Dès le début, l’Empire ottoman encourage les Kurdes à s’organiser pour contenir l’influence iranienne. L’empire distribue des privilèges qui permettent aux Kurdes de se renforcer et de tenir un rôle singulier. Au XVIe siècle, leur rôle de rempart est officialisé par Selim Ier (le père de Soliman le Magnifique) pour empêcher les invasions. Le « Kanunname », un ensemble de textes de lois datant du milieu du XVIe siècle, annonçait la volonté de faire des Kurdes le fer de lance de l’empire dans ses confins orientaux contre l’Empire perse : « Dieu fit en sorte que le Kurdistan agisse en protection de mon empire comme une barrière solide, comme une forteresse d’airain contre la sédition du démon Gog de Perse. » Il faut noter aussi que de nombreux Kurdes, à titre individuel, deviennent des membres de l’élite au pouvoir. En fait, les Kurdes comprennent vite qu’ils peuvent tirer profit de cette situation. Ils jouent sur les rivalités des grandes puissances pour renforcer leurs privilèges. Puis, à mesure que l’Empire ottoman se renforce, les émirs kurdes jouent le jeu. Ils se rapprochent de la cour, singent le sultan. Il apparaît alors une culture kurdo-ottomane assez riche sur le plan littéraire.

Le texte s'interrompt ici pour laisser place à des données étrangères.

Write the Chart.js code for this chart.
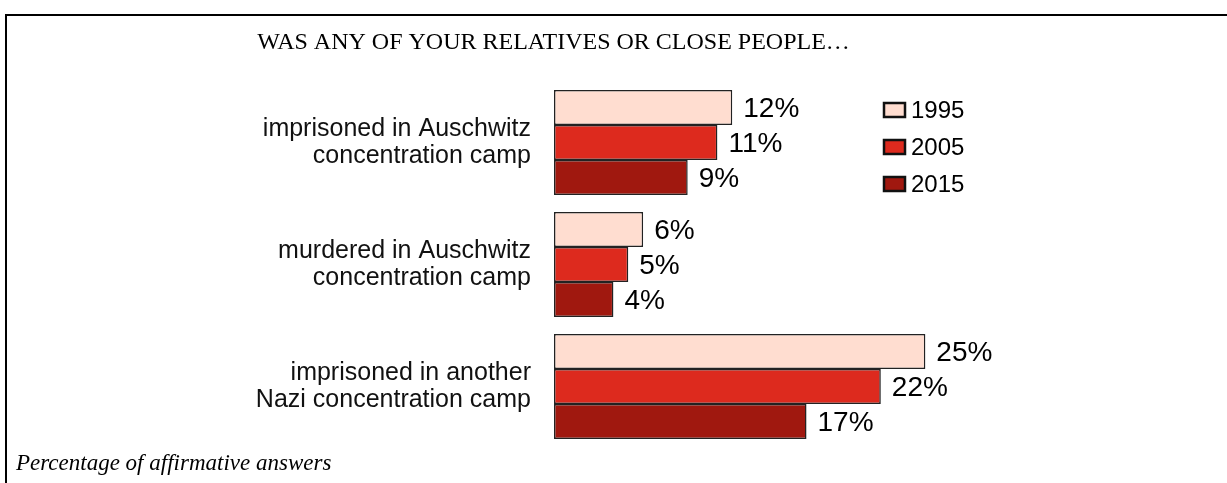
<!DOCTYPE html>
<html>
<head>
<meta charset="utf-8">
<script src="https://cdn.jsdelivr.net/npm/chart.js@4/dist/chart.umd.min.js"></script>
<style>
    html, body { margin: 0; padding: 0; background: #fff; overflow: hidden; }
    #wrap { position: relative; width: 1227px; height: 483px; }
</style>
</head>
<body>
<div id="wrap"><canvas id="surveyChart"></canvas></div>
<script>
const categories = [
    ["imprisoned in Auschwitz", "concentration camp"],
    ["murdered in Auschwitz", "concentration camp"],
    ["imprisoned in another", "Nazi concentration camp"]
];
const years = ["1995", "2005", "2015"];
const values1995 = [12, 6, 25];
const values2005 = [11, 5, 22];
const values2015 = [9, 4, 17];
const barColors = ["#ffddd0", "#dd2a1e", "#a0180f"];

const sansFont = "'Liberation Sans', Arial, sans-serif";
const serifFont = "'Liberation Serif', 'Times New Roman', serif";

// outer frame (top + left edge only, the rest is cut off)
const framePlugin = {
    id: 'frame',
    afterDraw(chart) {
        let ctx = chart.ctx;
        ctx.save();
        ctx.strokeStyle = '#000';
        ctx.lineWidth = 2;
        ctx.beginPath();
        ctx.moveTo(1227, 15);
        ctx.lineTo(6, 15);
        ctx.lineTo(6, 483);
        ctx.stroke();
        ctx.restore();
    }
};

// percent labels at the end of each bar
const valueLabels = {
    id: 'valueLabels',
    afterDatasetsDraw(chart) {
        let ctx = chart.ctx;
        ctx.save();
        ctx.font = `28px ${sansFont}`;
        ctx.fillStyle = '#000';
        ctx.textAlign = 'left';
        ctx.textBaseline = 'middle';
        chart.data.datasets.forEach((ds, i) => {
            chart.getDatasetMeta(i).data.forEach((bar, j) => {
                ctx.fillText(ds.data[j] + '%', bar.x + 11, bar.y + 2);
            });
        });
        ctx.restore();
    }
};

// legend sits inside the plot, top right
const boxLegend = {
    id: 'boxLegend',
    afterDraw(chart) {
        let ctx = chart.ctx;
        ctx.save();
        ctx.font = `24px ${sansFont}`;
        ctx.textBaseline = 'middle';
        ctx.textAlign = 'left';
        chart.data.datasets.forEach((ds, i) => {
            let cy = 110 + i * 37;
            ctx.fillStyle = ds.backgroundColor;
            ctx.fillRect(884, cy - 7, 21, 14);
            ctx.strokeStyle = '#111';
            ctx.lineWidth = 2.5;
            ctx.strokeRect(884, cy - 7, 21, 14);
            ctx.fillStyle = '#000';
            ctx.fillText(ds.label, 911, cy + 1);
        });
        ctx.restore();
    }
};

new Chart("surveyChart", {
    type: 'bar',
    data: {
        labels: categories,
        datasets: [
            { label: years[0], data: values1995, backgroundColor: barColors[0] },
            { label: years[1], data: values2005, backgroundColor: barColors[1] },
            { label: years[2], data: values2015, backgroundColor: barColors[2] }
        ]
    },
    options: {
        indexAxis: 'y',
        responsive: true,
        maintainAspectRatio: false,
        animation: false,
        layout: { padding: { left: 16, right: 136, top: 0, bottom: 0 } },
        datasets: {
            bar: {
                barPercentage: 1,
                categoryPercentage: 0.86,
                borderColor: '#222',
                borderWidth: 1.5,
                borderSkipped: false
            }
        },
        scales: {
            x: {
                display: false,
                min: 0,
                max: 36.15
            },
            y: {
                afterFit(scale) {
                    scale.width = 538;
                    // labels never need extra room above/below the plot
                    scale.paddingTop = 0;
                    scale.paddingBottom = 0;
                },
                grid: { display: false, drawTicks: false },
                border: { display: false },
                ticks: {
                    color: '#111',
                    padding: 23,
                    font: { family: sansFont, size: 25, lineHeight: 1.1 }
                }
            }
        },
        plugins: {
            legend: { display: false },
            tooltip: { enabled: false },
            title: {
                display: true,
                text: 'WAS ANY OF YOUR RELATIVES OR CLOSE PEOPLE…',
                color: '#000',
                font: { family: serifFont, size: 24, weight: 'normal', lineHeight: 1.2 },
                padding: { top: 28.6, bottom: 24.1 }
            },
            subtitle: {
                display: true,
                position: 'bottom',
                align: 'start',
                text: 'Percentage of affirmative answers',
                color: '#000',
                font: { family: serifFont, size: 23, style: 'italic', lineHeight: 1.2 },
                padding: { top: 3, bottom: 4.9 }
            }
        }
    },
    plugins: [framePlugin, valueLabels, boxLegend]
});
</script>
</body>
</html>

Quand observe-t-on les premières revendications nationalistes kurdes ?
Au XIXe siècle, au moment où l’Empire ottoman renforce sa centralisation, les résistances sont nombreuses, notamment au sein du monde kurde. A la fin du XIXe siècle, des clubs et des journaux kurdes sont créés à Istanbul et affirment que les Kurdes doivent défendre leurs différences.

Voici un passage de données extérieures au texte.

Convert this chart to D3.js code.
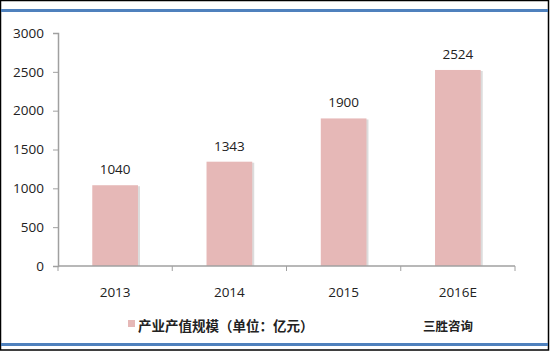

Les Kurdes ont activement participé au génocide arménien.
C’est un fait. Si celui-ci a été pensé au plus haut niveau de l’empire, sur le terrain les Kurdes ont largement participé à l’extermination. Arméniens et Kurdes vivaient côte à côte et, en échange de leur participation aux massacres, les Kurdes ont récupéré des terres. Là encore, les Kurdes, dans l’esprit de l’Empire ottoman, constituent un rempart. Les Arméniens sont une menace ? Il faut donc utiliser les Kurdes.
A l’issue de la Première Guerre mondiale et lors du démantèlement de l’Empire ottoman, les Kurdes voient presque se concrétiser leur rêve de créer un Etat. Le traité de Sèvres leur en accorde un. Mais, à Lausanne, ils sont oubliés…
En fait, au moment où l’Empire ottoman s’effondre, les Kurdes parviennent, grâce à un lobbying subtil, à convaincre les Alliés. Mais, petit à petit, Mustafa Kemal rassure la France et la Grande-Bretagne, qui oublient les Kurdes. Kemal a d’ailleurs joué cette carte en intégrant très vite au sein de la nouvelle armée turque les combattants kurdes en leur accordant certains privilèges. Avec ce résultat que le mandat français sur la Syrie et le mandat britannique sur l’Irak ne comprennent pas de clause spécifique concernant les Kurdes, alors que, deux ans auparavant, ils étaient à deux doigts de constituer un nouvel Etat qui aurait, par ricochet, affaibli la « nouvelle Turquie ». La réputation de rebelles de ce peuple indocile inquiétait aussi Paris et Londres, qui, dès le début de leurs mandats respectifs, ont affronté plusieurs soulèvements. Et notamment celle de Cheikh Mahmoud, qui s’autoproclama roi du Kurdistan et leva une armée contre les Britanniques.
Après la Seconde Guerre mondiale, les Etats, souvent autoritaires, de la région (la Turquie, l’Iran, la Syrie, l’Irak) qui comprennent de fortes populations kurdes ne parviennent pas à faire taire les revendications kurdes. Pourquoi ?
Mais justement parce qu’ils sont autoritaires. C’est parce que les dirigeants nationalistes arabes ont mis en place des dictatures qu’ils ne parviennent pas à assimiler les Kurdes. Pour un jeune Kurde, s’opposer au régime de Damas ou de Bagdad, c’est évidemment participer à des mouvements kurdes plus ou moins clandestins. Cela dit, en Iran, en Irak, en Syrie, les régimes ont évidemment utilisé les Kurdes. Saddam Hussein avait toujours dans son gouvernement des personnalités kurdes qui le soutenaient. Le régime syrien accueillait des Kurdes de Turquie pour affaiblir son rival. L’Iran encourageait les Kurdes d’Irak pour fragiliser Saddam, etc. En Syrie, comme le pouvoir était aux mains de la minorité alaouite, le régime a laissé un certain espace – sur le plan culturel, pas sur le plan politique – aux Kurdes pour pouvoir s’appuyer sur eux contre les éventuelles revendications de la majorité sunnite.